Saturday, 20 September 2014
Somebody at Librivox came up with the wizard wheeze of loading some of their catalogue onto iTunes. This is a great way of listening because you just download each episode when you have finished the previous one. Genius. But of course you might find it easier to download straight from the Librivox site as well. Librivox recordings are done by enthusiastic amateurs to whom we should all be grateful, but inevitably some people have better voices for listening to than others. The Byzantine Empire series is one of the better ones. This is very traditional history as story telling in the Victorian vein. To be fair, when Charles William Chadwick Oman wrote it, this was a pioneering style. It is out of fashion now with academic historians but does make for a good listen. If getting lost in the webs and intrigues of the Byzantine Empire is something that appeals to you, this is a good way to do it.
Friday, 19 September 2014
Dan Carlin's podcast is well named, it is indeed hard core history for hard core history fans. I don't think Dan's style is applicable to much of history. He needs the extreme, the dramatic and the ear catching for his dramatic style to work. But when he is on a subject that suits him, he is unbeatable. The build up to the first world war is just such a subject. Needless to say it goes on for a long time, and is definitely not too short. But the length makes it immersive. And compelling. You might want to get back to the reassuring reality of the day to day, but you just can't stop listening.
Not recommended for depressives, but superb for the rest of us.
Thursday, 18 September 2014
Simple ideas are often really good ideas. Why not just do a podcast about the myths and the stories from Ancient Greece and Rome? Why not indeed.

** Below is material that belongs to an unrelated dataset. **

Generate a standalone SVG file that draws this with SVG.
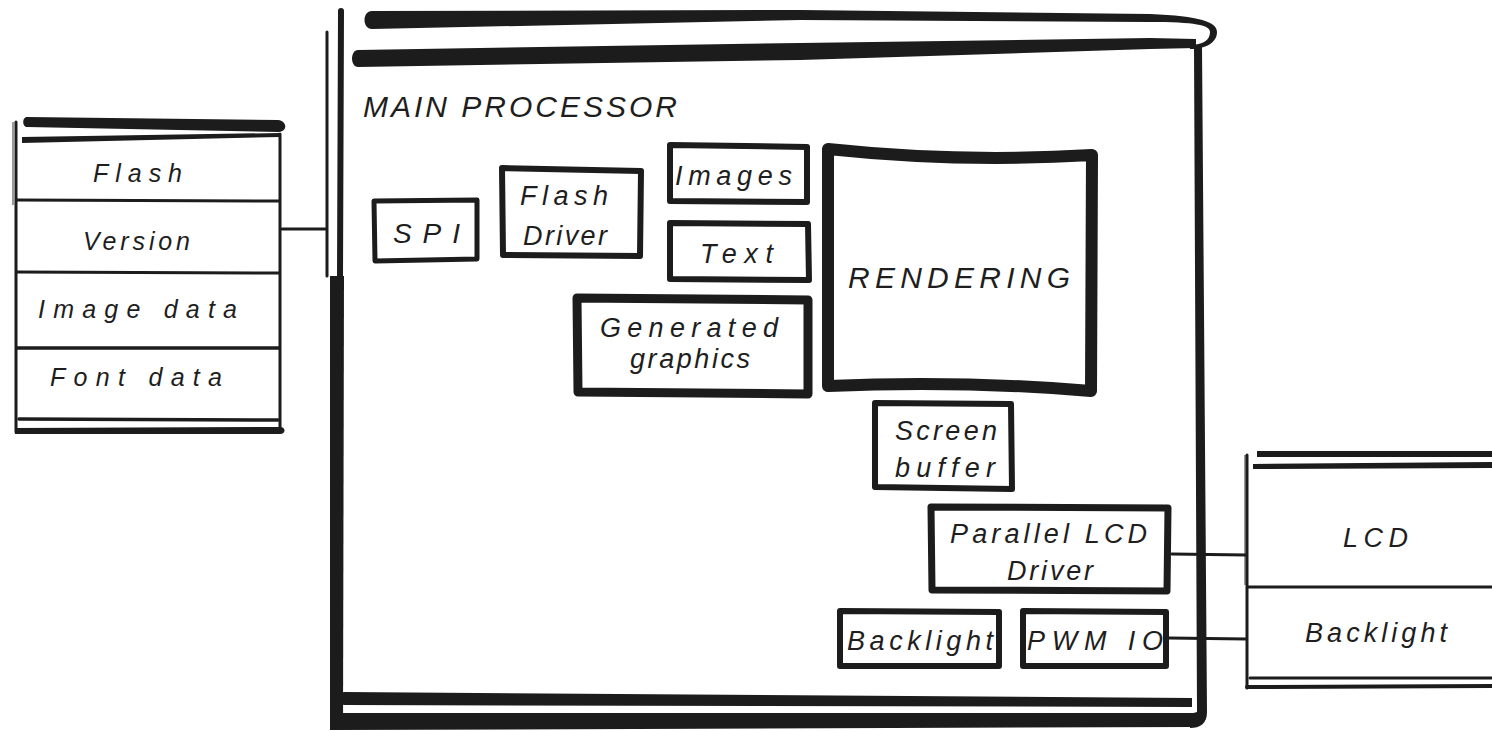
<svg xmlns="http://www.w3.org/2000/svg" width="1492" height="731" viewBox="0 0 1492 731">
<style>
  .ink { fill: none; stroke: #1c1c1c; stroke-linecap: round; stroke-linejoin: round; }
  .solid { fill: #1c1c1c; stroke: none; }
  .box { fill: #ffffff; stroke: #1c1c1c; stroke-linejoin: round; }
  .faint { fill: none; stroke: #9a9a9a; stroke-width: 2; }
  .lbl { font-family: "Liberation Sans", "DejaVu Sans", sans-serif; font-style: italic; fill: #1e1e1e; text-anchor: start; }
</style>
<rect x="0" y="0" width="1492" height="731" fill="#ffffff"/>

<!-- Flash memory block -->
<g id="flash-block">
  <line class="faint" x1="13" y1="122" x2="13" y2="205"/>
  <line class="ink" x1="16" y1="122" x2="16" y2="432" stroke-width="3"/>
  <path class="solid" d="M27,117 L278,120 C287,121 288,131 279,132 L27,127 C22,127 22,117 27,117 Z"/>
  <path class="solid" d="M22,137 L280,133 L280,137 L22,143 Z"/>
  <line class="ink" x1="280" y1="134" x2="280" y2="431" stroke-width="3"/>
  <line class="ink" x1="17" y1="200" x2="279" y2="201" stroke-width="3"/>
  <line class="ink" x1="17" y1="272" x2="279" y2="273" stroke-width="3"/>
  <line class="ink" x1="17" y1="348" x2="279" y2="348" stroke-width="3.5"/>
  <line class="ink" x1="19" y1="419" x2="278" y2="420" stroke-width="3.5"/>
  <path class="solid" d="M15,428 L280,427 C286,427 286,434 280,434 L15,434 Z"/>
  <text class="lbl" x="93" y="182" font-size="25" textLength="89" lengthAdjust="spacing">Flash</text>
  <text class="lbl" x="83" y="250" font-size="25" textLength="107" lengthAdjust="spacing">Version</text>
  <text class="lbl" x="38" y="318" font-size="25" textLength="199" lengthAdjust="spacing">Image data</text>
  <text class="lbl" x="50" y="386" font-size="25" textLength="172" lengthAdjust="spacing">Font data</text>
</g>

<!-- Main processor frame -->
<g id="main-processor">
  <path class="solid" d="M372,11 L800,10 L1150,14 C1200,16 1217,22 1217,32 C1217,43 1205,49 1190,49 L1190,45 C1203,45 1210,40 1210,32 C1210,25 1195,22 1150,22 L800,20 L372,29 C362,29 362,11 372,11 Z"/>
  <path class="solid" d="M358,50 L800,43 L1150,38 L1196,39 L1196,48 L1150,49 L800,60 L358,67 C350,67 350,50 358,50 Z"/>
  <line class="ink" x1="327" y1="32" x2="327" y2="276" stroke-width="3"/>
  <line class="ink" x1="341" y1="11" x2="340" y2="278" stroke-width="6"/>
  <path class="solid" d="M330,276 L344,276 L343,727 L330,729 Z"/>
  <path class="solid" d="M344,692 L1192,698 L1192,707 L344,705 C339,705 339,692 344,692 Z"/>
  <path class="solid" d="M330,713 L1194,713 L1194,727 L330,730 Z"/>
  <path class="solid" d="M1194,46 L1202,46 L1207,712 C1207,724 1200,728 1190,728 L1190,714 L1197,712 Z"/>
  <text class="lbl" x="363" y="117" font-size="30" textLength="314" lengthAdjust="spacing">MAIN PROCESSOR</text>
</g>

<g id="spi">
  <path class="box" stroke-width="5" d="M374,201 L477,200 L477,259 L375,261 Z"/>
  <text class="lbl" x="393" y="243" font-size="28" textLength="67" lengthAdjust="spacing">SPI</text>
</g>

<g id="flash-driver">
  <path class="box" stroke-width="6" d="M502,168 L641,171 L640,256 L503,255 Z"/>
  <text class="lbl" x="520" y="205" font-size="27" textLength="88" lengthAdjust="spacing">Flash</text>
  <text class="lbl" x="523" y="245" font-size="27" textLength="84" lengthAdjust="spacing">Driver</text>
</g>

<g id="images">
  <path class="box" stroke-width="6" d="M670,145 L807,147 L807,202 L670,201 Z"/>
  <text class="lbl" x="675" y="185" font-size="27" textLength="117" lengthAdjust="spacing">Images</text>
</g>

<g id="text-node">
  <path class="box" stroke-width="6" d="M670,223 L808,224 L809,280 L670,279 Z"/>
  <text class="lbl" x="700" y="263" font-size="27" textLength="73" lengthAdjust="spacing">Text</text>
</g>

<g id="generated-graphics">
  <path class="box" stroke-width="9" d="M577,298 L808,300 L808,394 L578,392 Z"/>
  <text class="lbl" x="600" y="337" font-size="27" textLength="178" lengthAdjust="spacing">Generated</text>
  <text class="lbl" x="630" y="368" font-size="27" textLength="120" lengthAdjust="spacing">graphics</text>
</g>

<g id="rendering">
  <path class="box" stroke-width="12" d="M828,149 Q960,163 1092,155 L1091,391 Q960,380 828,386 Z"/>
  <text class="lbl" x="848" y="288" font-size="30" textLength="222" lengthAdjust="spacing">RENDERING</text>
</g>

<g id="screen-buffer">
  <path class="box" stroke-width="6" d="M875,403 L1011,404 L1012,489 L875,487 Z"/>
  <text class="lbl" x="895" y="440" font-size="27" textLength="102" lengthAdjust="spacing">Screen</text>
  <text class="lbl" x="895" y="477" font-size="27" textLength="100" lengthAdjust="spacing">buffer</text>
</g>

<g id="parallel-lcd-driver">
  <path class="box" stroke-width="7" d="M931,507 L1168,508 L1167,591 L932,590 Z"/>
  <text class="lbl" x="950" y="543" font-size="27" textLength="197" lengthAdjust="spacing">Parallel LCD</text>
  <text class="lbl" x="1007" y="580" font-size="27" textLength="86" lengthAdjust="spacing">Driver</text>
</g>

<g id="backlight-ctrl">
  <path class="box" stroke-width="6" d="M840,611 L999,612 L999,666 L840,666 Z"/>
  <text class="lbl" x="847" y="650" font-size="27" textLength="146" lengthAdjust="spacing">Backlight</text>
</g>

<g id="pwm-io">
  <path class="box" stroke-width="6" d="M1023,611 L1166,612 L1166,666 L1023,666 Z"/>
  <text class="lbl" x="1027" y="650" font-size="27" textLength="136" lengthAdjust="spacing">PWM IO</text>
</g>

<!-- LCD module -->
<g id="lcd-block">
  <line class="faint" x1="1245" y1="455" x2="1245" y2="585"/>
  <line class="ink" x1="1247" y1="455" x2="1247" y2="688" stroke-width="3"/>
  <path class="solid" d="M1257,451 L1492,451 L1492,457 L1257,457 Z"/>
  <path class="solid" d="M1253,464 L1492,462 L1492,468 L1253,469 Z"/>
  <line class="ink" x1="1248" y1="587" x2="1492" y2="587" stroke-width="3"/>
  <line class="ink" x1="1250" y1="678" x2="1492" y2="678" stroke-width="3"/>
  <line class="ink" x1="1247" y1="687" x2="1492" y2="686" stroke-width="4"/>
  <text class="lbl" x="1343" y="547" font-size="27" textLength="65" lengthAdjust="spacing">LCD</text>
  <text class="lbl" x="1305" y="642" font-size="27" textLength="142" lengthAdjust="spacing">Backlight</text>
</g>

<!-- Connectors -->
<g id="connectors">
  <line class="ink" x1="282" y1="229" x2="326" y2="229" stroke-width="3"/>
  <line class="ink" x1="1172" y1="554" x2="1246" y2="555" stroke-width="3"/>
  <line class="ink" x1="1169" y1="638" x2="1246" y2="639" stroke-width="3"/>
</g>
</svg>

That is just what Paul Vincent has done, and has done rather well. As is often the case, he takes a few episodes to get into his stride so if you are starting from the beginning bear with it. (I am not saying it is a bad start, just that the early episodes aren't representative of the normal standard.) This is very much a podcast to enjoy and not one that has any pretensions to being academic, but I have a feeling that that is what a lot of people want. And the stories of course have been road tested over many centuries.
Wednesday, 17 September 2014
The Russian Empire's antisemitism was just as morally reprehensible as antisemitism in other parts of Europe. But it had some unique features, in particular it was often rather short of Jews suitable to persecute. When it did engage in active persecution it took some strange forms. This podcast is about a book covering the trial of a particularly incongruous victim. He was a successful manager and fairly unobservant Jew who would not have attracted much attention. His misfortune was to be the Jew who happened to live closest to the place the body of a murdered Russian boy.
He had been stabbed multiple times and this somehow put some people in mind of the pervasive notion going back to the Middle Ages that Jews required the blood of Christian children for their religious ceremonies. There was, needles to say, not a scrap of evidence against the unfortunate Jew. The way the trial unfolded reveals a lot about the state of Russia at the time. A fascinating discussion that is well worth downloading.
Tuesday, 16 September 2014
New Books in History - Andrew Demshuk The Lost German East: Forced Migration and the Politics of Memory, 1945-1970
George Orwell was one of the few journalists in western Europe who pointed out the issues raised by the displacement of the German population from the parts of Germany that were being transferred to Poland. Borders had changed often in European history but it was rare for the people to be moved with them. What became of those people was a major factor in the development of post-war Germany, but one that almost nobody wanted to talk about.
This podcast goes into some fascinating details about just how these people were discretely dealt with and how it turned out that one of the biggest groups of displaced people in history didn't give rise to one of the biggest political problems in history.
Monday, 15 September 2014
Colin of the History Books Review has decided he can't wait for somebody to write a book about the Scottish Independence vote and has gone ahead and done a podcast about it anyway. He was in too much of a rush to provide his usual transcript - or at least he hasn't done so yet - so you'll have to find it on iTunes if you want to hear it.
He puts it in historical context and it sounds like he quite likes the idea in some ways even though he ends up with a plea to vote to maintain the union. (It was recorded before the vote took place.)
It's good to hear something from someone without too much of an axe to grind.
Sunday, 14 September 2014
The History of Philosophy Without Any Gaps podcast is a great podcast if you like philosophy, but obviously is not so good if you like gaps. The ambition is no mean one. It covers the whole history of philosophy from its beginnings in Ancient Greece onwards leaving nothing out.
For such a heavy subject the style is light with heavy use of puns and references to the host's, Peter Adamson, partiality for giraffes and Buster Keaton. It is geared towards the person who is interested in philosophy rather than the philosopher and assumes no prior knowledge. Well worth adding to your list - but do start from the beginning. It does make frequent references to earlier episodes so it isn't designed for dipping into. But with those very very minor caveats - this is highly recommended.